The contract liability balance is $1,859 ($2,479 – $620).
End of Year 4
After four years, no additional points have been redeemed,
and the entity concludes that the likelihood that customers
will redeem the remaining points is remote. The total
revenue recognized with respect to the material right in
year 4 would be the remaining contract liability balance of
$1,859.
Example 11-9
Single Customer Option
An entity enters into a contract with a customer for the sale
of Product A for $100. As part of the negotiated
transaction, the customer also receives a coupon for 50
percent off the sale of Product B; the coupon does not
expire. Similar coupons have not been offered to other
customers.
The stand-alone selling price of Product B is $60. The entity
estimates a 70 percent likelihood that the customer will
redeem the coupon. On the basis of the likelihood of
redemption, the stand-alone selling price of the coupon is
concluded to be $21 ($60 sales price of Product B × 50%
discount × 70% likelihood of redemption) in accordance with
ASC 606-10-55-44.
The entity concludes that the option to purchase Product B at
a discount of 50 percent provides the customer with a
material right. Therefore, the entity concludes that (1)
this option is a performance obligation and (2) a portion of
the transaction price for Product A should be allocated to
this option.
The entity therefore allocates, at contract
inception, the $100 transaction price as follows:
- Product A — $100 × ($100 stand-alone selling price ÷ $121) = $83.
- Product B material right — $100 × ($21 stand-alone selling price ÷ $121) = $17.

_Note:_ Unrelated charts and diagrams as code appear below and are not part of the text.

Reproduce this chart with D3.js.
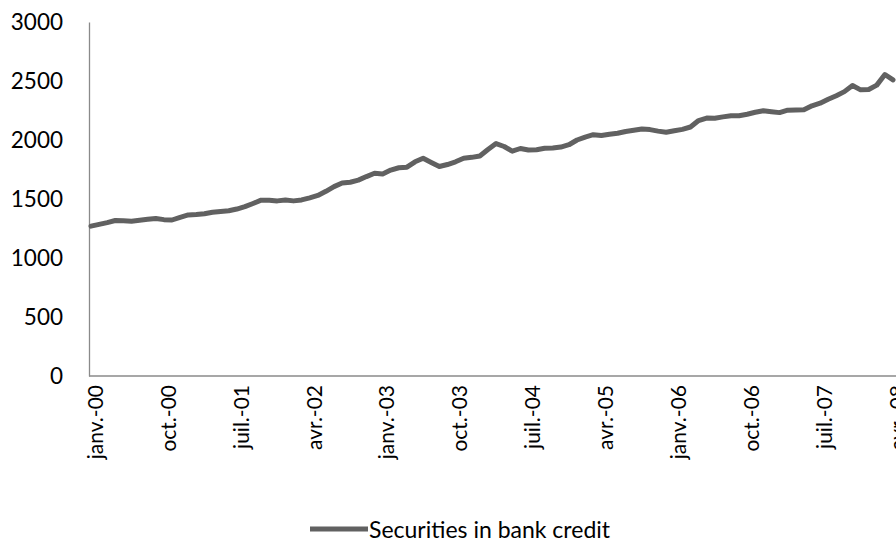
<!DOCTYPE html>
<html>
<head>
<meta charset="utf-8">
<script src="https://cdn.jsdelivr.net/npm/d3@7"></script>
<style>
  html, body { margin: 0; padding: 0; background: #fff; }
  svg { display: block; }
  text { font-family: Lato, "Open Sans", sans-serif; fill: #000; }
</style>
</head>
<body>
<svg id="chart" width="896" height="544"></svg>
<script>
// Monthly securities in bank credit, janv. 2000 – avr. 2008
const startYear = 2000;
const monthNames = ["janv.", "févr.", "mars", "avr.", "mai", "juin", "juil.", "août", "sept.", "oct.", "nov.", "déc."];
const securities = [
  1270, 1285, 1300, 1318, 1315, 1312, 1320, 1328, 1335, 1325,
  1322, 1345, 1365, 1368, 1375, 1388, 1395, 1400, 1415, 1435,
  1462, 1490, 1490, 1484, 1492, 1484, 1492, 1510, 1530, 1565,
  1605, 1635, 1642, 1660, 1690, 1718, 1712, 1745, 1765, 1770,
  1815, 1845, 1810, 1775, 1792, 1815, 1845, 1853, 1865, 1920,
  1970, 1945, 1905, 1928, 1915, 1918, 1930, 1932, 1940, 1960,
  2000, 2025, 2045, 2038, 2048, 2057, 2072, 2082, 2093, 2088,
  2075, 2065, 2078, 2090, 2110, 2165, 2186, 2185, 2196, 2205,
  2205, 2218, 2235, 2248, 2240, 2232, 2253, 2254, 2256, 2290,
  2312, 2345, 2375, 2410, 2462, 2425, 2428, 2465, 2555, 2510
];
const yTicks = [0, 500, 1000, 1500, 2000, 2500, 3000];
const labelEvery = 9;
const seriesName = "Securities in bank credit";

const months = securities.map((_, i) => {
  const m = i % 12;
  const y = startYear + Math.floor(i / 12);
  return monthNames[m] + "-" + String(y % 100).padStart(2, "0");
});

const svg = d3.select("#chart");
const plot = { left: 91, right: 893, top: 22, bottom: 376 };

const x = d3.scalePoint()
  .domain(d3.range(securities.length))
  .range([plot.left, plot.right]);

const y = d3.scaleLinear()
  .domain([0, 3000])
  .range([plot.bottom, plot.top]);

// Y axis
const yAxis = svg.append("g")
  .attr("transform", `translate(${plot.left - 2},0)`)
  .call(d3.axisLeft(y).tickValues(yTicks).tickFormat(d3.format("d")).tickSize(0).tickPadding(26));
yAxis.select(".domain").attr("stroke", "#8a8a8a").attr("stroke-width", 1.3);
yAxis.selectAll("text")
  .style("font-size", "22.5px")
  .style("font-family", "Lato, sans-serif")
  .attr("fill", "#000");

// X axis
const xAxis = svg.append("g")
  .attr("transform", `translate(0,${plot.bottom})`)
  .call(d3.axisBottom(x)
    .tickValues(d3.range(0, securities.length, labelEvery))
    .tickFormat(i => months[i])
    .tickSize(0));
xAxis.select(".domain")
  .attr("d", `M${plot.left - 2},0H896`)
  .attr("stroke", "#8a8a8a").attr("stroke-width", 1.3);
xAxis.selectAll("text")
  .style("font-size", "21px")
  .style("font-family", "Lato, sans-serif")
  .attr("fill", "#000")
  .attr("text-anchor", "end")
  .attr("transform", "rotate(-90)")
  .attr("x", -9)
  .attr("y", 0)
  .attr("dy", "0.35em")
  .attr("dx", 0);
xAxis.selectAll(".tick").attr("transform", function () {
  const t = d3.select(this).attr("transform");
  const tx = +t.match(/translate\(([-\d.]+)/)[1];
  return `translate(${tx + 4},0)`;
});

// Series line
const line = d3.line()
  .x((d, i) => x(i))
  .y(d => y(d));

svg.append("path")
  .datum(securities)
  .attr("fill", "none")
  .attr("stroke", "#616161")
  .attr("stroke-width", 5)
  .attr("stroke-linejoin", "round")
  .attr("stroke-linecap", "round")
  .attr("d", line);

// Legend
const legend = svg.append("g").attr("transform", "translate(310,529)");
legend.append("line")
  .attr("x1", 0).attr("x2", 58)
  .attr("y1", 0).attr("y2", 0)
  .attr("stroke", "#616161")
  .attr("stroke-width", 5);
legend.append("text")
  .attr("x", 59)
  .attr("y", 1)
  .attr("dy", "0.35em")
  .style("font-size", "23px")
  .text(seriesName);
</script>
</body>
</html>
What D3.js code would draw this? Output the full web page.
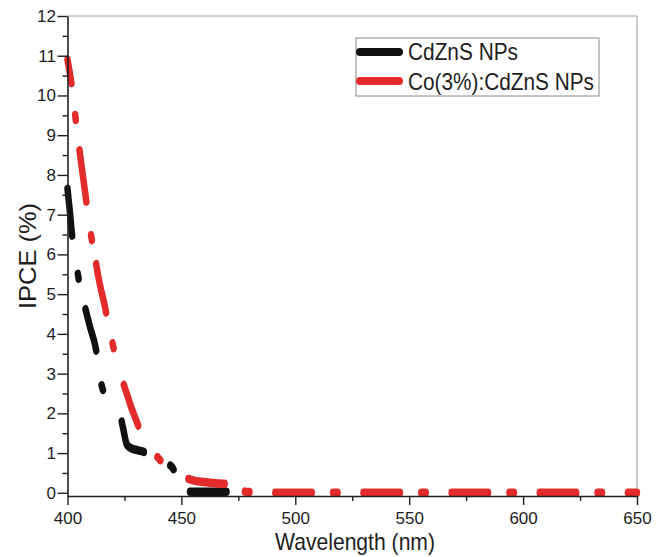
<!DOCTYPE html>
<html>
<head>
<meta charset="utf-8">
<script src="https://cdn.jsdelivr.net/npm/d3@7"></script>
<style>
  html, body { margin: 0; padding: 0; background: #fff; }
  svg { display: block; font-family: "Liberation Sans", Arial, sans-serif; }
</style>
</head>
<body>
<svg id="chart" width="665" height="557"></svg>
<script>
// ---- data ----
const seriesNames = ["CdZnS NPs", "Co(3%):CdZnS NPs"];

const cdznsWavelength = [400, 401, 402, 403, 404, 405, 406, 408, 410, 412, 414, 415, 417, 420, 423, 424.5, 426, 428, 431, 434, 438, 442, 446, 448, 450, 452, 456, 460, 465, 471];
const cdznsIPCE       = [7.65, 7.1, 6.5, 6.05, 5.7, 5.35, 5.05, 4.6, 4.15, 3.75, 3.1, 2.7, 2.45, 2.2, 1.98, 1.6, 1.22, 1.12, 1.07, 1.02, 0.9, 0.78, 0.64, 0.4, 0.1, 0.03, 0.03, 0.03, 0.03, 0.03];

const coWavelength = [400, 402, 404, 406, 408, 410, 412, 414, 416, 418, 420, 422, 424, 426, 428, 430, 432, 435, 438, 441, 444, 447, 450, 453, 456, 460, 465, 470, 473, 476, 480, 490, 500, 510, 520, 530, 540, 550, 560, 570, 580, 590, 600, 610, 620, 630, 640, 650];
const coIPCE       = [10.9, 10.2, 9.2, 8.3, 7.45, 6.6, 5.95, 5.3, 4.8, 4.25, 3.7, 3.25, 2.85, 2.5, 2.15, 1.85, 1.55, 1.2, 1.0, 0.8, 0.6, 0.48, 0.4, 0.35, 0.3, 0.27, 0.24, 0.22, 0.15, 0.05, 0.02, 0, 0, 0, 0, 0, 0, 0, 0, 0, 0, 0, 0, 0, 0, 0, 0, 0];

const xTicks = [400, 450, 500, 550, 600, 650];
const xMinorTicks = [425, 475, 525, 575, 625];
const yTicks = [0, 1, 2, 3, 4, 5, 6, 7, 8, 9, 10, 11, 12];
const yMinorTicks = [0.5, 1.5, 2.5, 3.5, 4.5, 5.5, 6.5, 7.5, 8.5, 9.5, 10.5, 11.5];
const xTitle = "Wavelength (nm)";
const yTitle = "IPCE (%)";
const colors = ["#111111", "#e32b2b"];

// ---- layout ----
const svg = d3.select("#chart");
const plotL = 67.5, plotR = 637, plotT = 16, plotB = 496;
const squeeze = 0.76; // horizontal squeeze of the reference's line artwork

const x = d3.scaleLinear().domain([400, 650]).range([plotL, plotR]);
const xLine = d3.scaleLinear().domain([400, 650]).range([plotL / squeeze, plotR / squeeze]);
const y = d3.scaleLinear().domain([-0.08, 12]).range([plotB, plotT]);

// frame (top and right)
svg.append("line").attr("x1", plotL).attr("x2", plotR).attr("y1", plotT).attr("y2", plotT)
  .attr("stroke", "#9a9a9a").attr("stroke-width", 1);
svg.append("line").attr("x1", plotR).attr("x2", plotR).attr("y1", plotT).attr("y2", plotB)
  .attr("stroke", "#9a9a9a").attr("stroke-width", 1);

// data lines (dash-dot style; drawn as two runs so the dash phase follows the reference)
const lineGroup = svg.append("g").attr("transform", `scale(${squeeze},1)`);
const lineGen = d3.line().x(d => xLine(d[0])).y(d => y(d[1])).curve(d3.curveMonotoneX);
const series = [
  { pts: d3.zip(cdznsWavelength, cdznsIPCE), color: colors[0], split: 438,
    runs: [{ dash: "47,39,5,32,44,35,5,41,48,100", offset: 0 },
           { dash: "48,28,6,34", offset: 53 }] },
  { pts: d3.zip(coWavelength, coIPCE), color: colors[1], split: 447,
    runs: [{ dash: "24,32,5,31,52,34,5,25,50,32,5,39,45,41,5,100", offset: 0 },
           { dash: "48,28,6,34", offset: 97 }] }
];
series.forEach(s => {
  const parts = [s.pts.filter(p => p[0] <= s.split), s.pts.filter(p => p[0] >= s.split)];
  parts.forEach((pts, i) => {
    lineGroup.append("path")
      .attr("d", lineGen(pts))
      .attr("fill", "none")
      .attr("stroke", s.color)
      .attr("stroke-width", 8.5)
      .attr("stroke-linecap", "round")
      .attr("stroke-linejoin", "round")
      .attr("stroke-dasharray", s.runs[i].dash)
      .attr("stroke-dashoffset", s.runs[i].offset);
  });
});

// axes
const axisColor = "#1e1e1e";
function styleAxis(g) {
  g.selectAll("path.domain").attr("stroke", axisColor).attr("stroke-width", 1.6);
  g.selectAll(".tick line").attr("stroke", axisColor).attr("stroke-width", 1.4);
  g.selectAll(".tick text").attr("fill", "#1e1e1e").style("font-size", "17px")
    .style("font-family", '"Liberation Sans", Arial, sans-serif');
}

const xMinor = svg.append("g").attr("transform", `translate(0,${plotB})`)
  .call(d3.axisBottom(x).tickValues(xMinorTicks).tickSize(5).tickFormat(""));
xMinor.select("path.domain").remove();
xMinor.selectAll(".tick line").attr("stroke", axisColor).attr("stroke-width", 1.4);

const yMinor = svg.append("g").attr("transform", `translate(${plotL},0)`)
  .call(d3.axisLeft(y).tickValues(yMinorTicks).tickSize(5).tickFormat(""));
yMinor.select("path.domain").remove();
yMinor.selectAll(".tick line").attr("stroke", axisColor).attr("stroke-width", 1.4);

const xAxis = svg.append("g").attr("transform", `translate(0,${plotB})`)
  .call(d3.axisBottom(x).tickValues(xTicks).tickSize(9).tickSizeOuter(0).tickPadding(7).tickFormat(d3.format("d")));
styleAxis(xAxis);

const yAxis = svg.append("g").attr("transform", `translate(${plotL},0)`)
  .call(d3.axisLeft(y).tickValues(yTicks).tickSize(10).tickSizeOuter(0).tickPadding(1.5).tickFormat(d3.format("d")));
styleAxis(yAxis);

// titles
svg.append("text")
  .attr("x", 355).attr("y", 550)
  .attr("text-anchor", "middle")
  .attr("textLength", 160).attr("lengthAdjust", "spacingAndGlyphs")
  .style("font-size", "24px").attr("fill", "#1e1e1e")
  .text(xTitle);

svg.append("text")
  .attr("transform", "translate(36,256) rotate(-90)")
  .attr("text-anchor", "middle")
  .attr("textLength", 106).attr("lengthAdjust", "spacingAndGlyphs")
  .style("font-size", "24px").attr("fill", "#1e1e1e")
  .text(yTitle);

// legend
const legend = svg.append("g");
legend.append("rect").attr("x", 356).attr("y", 38).attr("width", 243).attr("height", 58)
  .attr("fill", "#fff").attr("stroke", "#8a8a8a").attr("stroke-width", 1);
const legendRows = [
  { name: seriesNames[0], color: colors[0], ly: 52, ty: 60, len: 110 },
  { name: seriesNames[1], color: colors[1], ly: 81, ty: 89.5, len: 186 }
];
legendRows.forEach(r => {
  legend.append("line").attr("x1", 360).attr("x2", 399).attr("y1", r.ly).attr("y2", r.ly)
    .attr("stroke", r.color).attr("stroke-width", 8).attr("stroke-linecap", "round");
  legend.append("text").attr("x", 408).attr("y", r.ty)
    .attr("textLength", r.len).attr("lengthAdjust", "spacingAndGlyphs")
    .style("font-size", "24px").attr("fill", "#1e1e1e")
    .text(r.name);
});
</script>
</body>
</html>
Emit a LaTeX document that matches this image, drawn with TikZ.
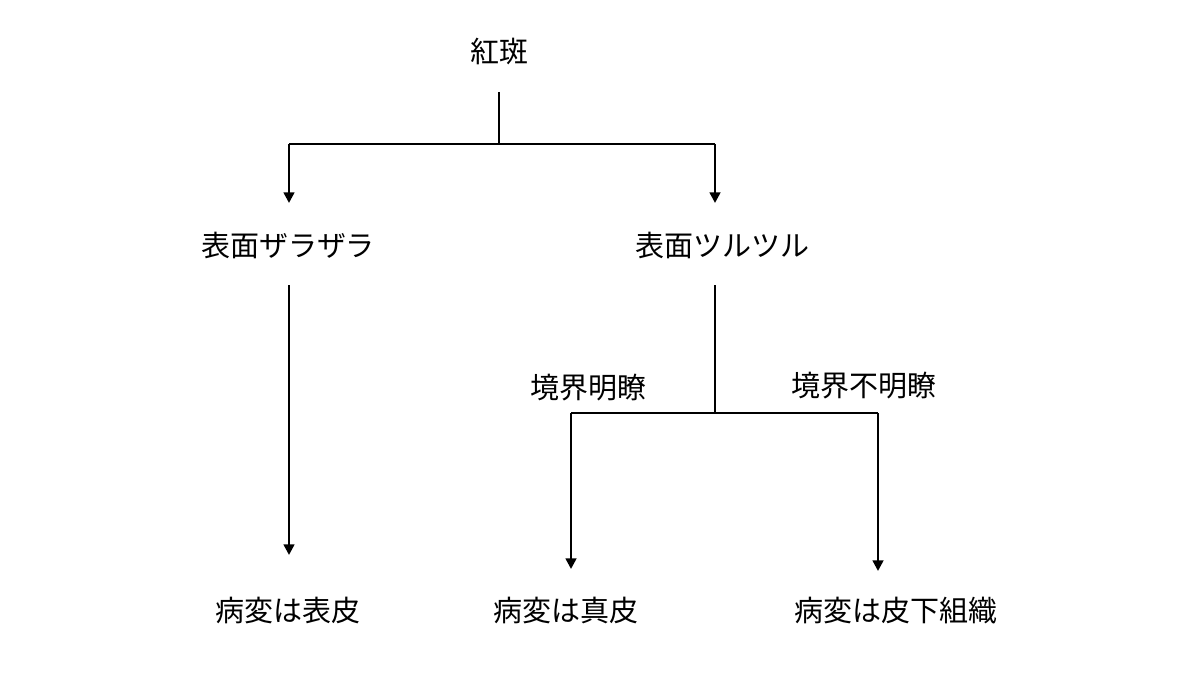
\documentclass[tikz,border=0pt]{standalone}
\usepackage{fontspec}
\newfontfamily\jp{Noto Sans CJK JP}
\usetikzlibrary{arrows.meta, positioning}

\begin{document}
\begin{tikzpicture}[
  label/.style={font=\jp\fontsize{16.5}{20}\selectfont, inner sep=2pt},
  branch/.style={line width=1.4pt},
  flow/.style={line width=1.4pt, -{Triangle[length=6pt, width=6pt]}}
]
  \useasboundingbox (0,0) rectangle (24,13.56);

  % Nodes
  \node[label] (kohan) at (9.98, 12.52) {紅斑};
  \node[label] (zara) at (5.76, 8.66) {表面ザラザラ};
  \node[label] (tsuru) at (14.44, 8.66) {表面ツルツル};
  \node[label] (clear) at (11.76, 5.80) {境界明瞭};
  \node[label] (unclear) at (17.28, 5.84) {境界不明瞭};
  \node[label] (epi) at (5.76, 1.34) {病変は表皮};
  \node[label] (derm) at (11.32, 1.34) {病変は真皮};
  \node[label] (subcut) at (17.92, 1.34) {病変は皮下組織};

  % Junctions
  \coordinate (topout) at (9.98, 11.72);
  \coordinate (topjoin) at (9.98, 10.68);
  \coordinate (topleft) at (5.78, 10.68);
  \coordinate (topright) at (14.30, 10.68);
  \coordinate (zaraend) at (5.78, 9.50);
  \coordinate (tsuruend) at (14.30, 9.50);
  \coordinate (zaraout) at (5.78, 7.86);
  \coordinate (epiend) at (5.78, 2.46);
  \coordinate (tsuruout) at (14.30, 7.86);
  \coordinate (midjoin) at (14.30, 5.30);
  \coordinate (midleft) at (11.42, 5.30);
  \coordinate (midright) at (17.56, 5.30);
  \coordinate (dermend) at (11.42, 2.18);
  \coordinate (subcutend) at (17.56, 2.14);

  % Top split
  \draw[branch] (topout) -- (topjoin);
  \draw[branch] (topleft) -- (topright);
  \draw[flow] (topleft) -- (zaraend);
  \draw[flow] (topright) -- (tsuruend);

  % Left branch
  \draw[flow] (zaraout) -- (epiend);

  % Right split
  \draw[branch] (tsuruout) -- (midjoin);
  \draw[branch] (midleft) -- (midright);
  \draw[flow] (midleft) -- (dermend);
  \draw[flow] (midright) -- (subcutend);
\end{tikzpicture}
\end{document}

The option is not exercised during the first four years after
its issuance. As a result, the entity determines that no
revenue should be recognized during this period by applying
the guidance in ASC 606-10-55-48, which allows revenue to be
recognized “in proportion to the pattern of rights exercised
by the customer.” At the end of year 4, the entity
determines that the likelihood that the customer will redeem
the coupon has become remote and therefore recognizes the
$17 in accordance with ASC 606-10-55-48.